• Lammergeier Staff

Featured Fiction Writer: June Martin

For this issue, we interviewed June Martin, author of "Through the Impossible Door." Join us for a discussion about interiority in fiction, why alternate world stories are the worst, and more.


Ethan Brightbill: A lot of the tension in this story comes from the contrast between the possibility in the creep’s story for adventure, camaraderie, and especially purpose compared to the lack of meaning Sophie feels in her life and the isolation that comes from having to deal with this creepy dude on her own. Could you speak to that a bit?


June Martin: Part of my motivation for writing this story is how much I dislike portal stories, alternate world stories. They’re fantasies in the most masturbatory sense possible. Here

comes this loser, very often a high school boy, who is plunged into a new world where suddenly he’s powerful in some way, easily stumbles into some friendships, and gets a meaningful life handed to him on a silver platter without really confronting who he is as a person and if he needs to change. Then at the end, he’s sent back to his world with a confidence boost, and things are looking up. It’s dismal.

But when I dislike a type of story, a form, a given element, I like to try and use it in a way that makes it effective. I often fail, but this time I was able to tease out the way these stories operate a crucible for the main character changing the conditions of their life. So I gave such a crucible to Sophie, but without the wish fulfillment,

and set it against the fantasy. Breaking from the everyday patterns of our lives is an isolating project because many of our connections to other people are woven through those patterns.


EB: The question of whether or not the creep’s story is real is probably better left to

readers’ imaginations, but that moment when he smiles at the end is just haunting.

Without giving too much away, what did you hope readers would walk away with after

finishing this story?


JM: Luckily, I can’t give much of anything away about it. An earlier draft of the story was much more opinionated on the fakeness of the creep’s story, though it was still ambiguous whether he believed it. It didn’t work because I was holding back the much more interesting situation: no matter how impossible a proposition, if someone insists it happened to you and that it was

magic and you lost your memory at the end of it, there’s nothing available to you to truly

disprove it. So I wrote this draft from the perspective that even I don’t know if the creep’s story is real or fake.


So I want the reader to walk away with the knowledge that there’s no mystery to solve. The

creep’s story is fake. Also, it’s real. There are moments in life where you confront the

impossibility of knowing, like when the creep smiles.


EB: You describe yourself on your website as “flit[ting] from literary fiction to weird ghost stories to comics at a moment's notice.” Given the connections this story has to graphic novels, what made you decide to make “Beyond the Impossible Door” a short story instead of a comic or some other medium?

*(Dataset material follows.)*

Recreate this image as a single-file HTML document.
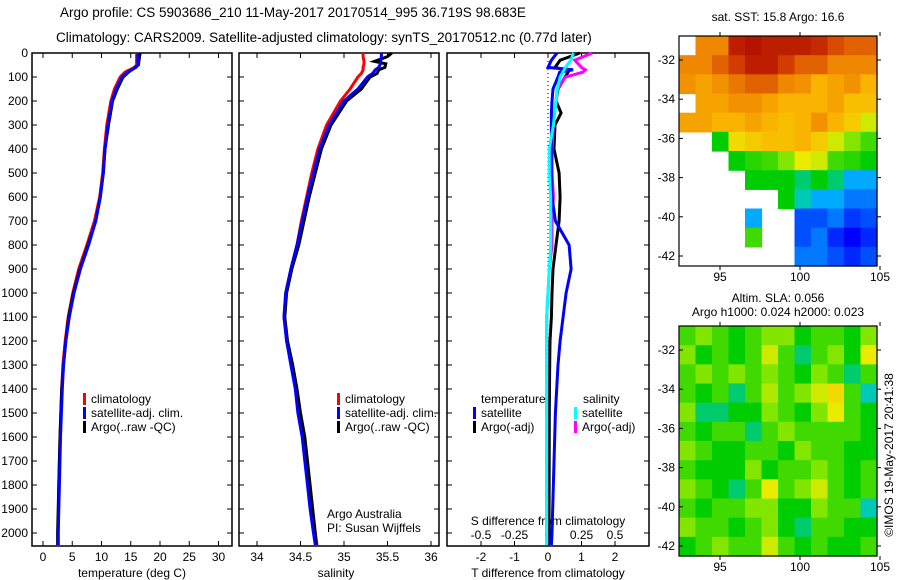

JM: I never really considered making “Beyond the Impossible Door” a comic because the approach I wanted to take was very heavily rooted in Sophie’s interiority. It’s possible to do that in a comic, but it involves a lot of narration boxes and at a certain point I’d just be burdening the comic, while prose’s great strength over other media is the access it has to that interiority.


I needed that interiority because for almost all of the story, Sophie isn’t really doing anything

outwardly. She’s roiling beneath the surface, and building towards a critical change in her life,

but as to action, her hands are tied until she’s ready to decide they’re not. That internal

experience is the fundamental story, and her voice in describing it is how she’s characterized for the most part.


There’s also the trouble of representing the creep’s story. If I were to put it to pictures, then it

leans towards the reality of the story because hey, seeing is believing. It’s right there on the

page. And if I don’t, then it’s panel after panel of this guy talking, which is a waste of a visual

medium.


EB: Your fiction has appeared in X-R-A-Y Literary Magazine, Blood Knife Magazine, and

New Session, and you have projects of all kinds listed on your website, including a serial

novel on Substack. What’s next for you and your writing?


JM: I have a number of finished short stories that I’m trying to place, and a novel that’s currently weaving its way through agents’ inboxes in hopes of getting it to publication someday. I’m planning on breaking ground on the next novel soon, with the intention of taking a few years to complete it. Much of my writing is an extension of my thought process, and each story is a way of thinking through an open question that’s lodged in my mind. My goal with the next novel is to spend a long time with one question and all the smaller ones that branch off beneath it. I’m not revealing the question, for the purpose of intriguing the readers. This way, I’ll be able to tell publishers I laid the groundwork for a marketing campaign years in advance.


EB: Finally, what’s your favorite bone?


JM: The femur. There’s elegance in simplicity.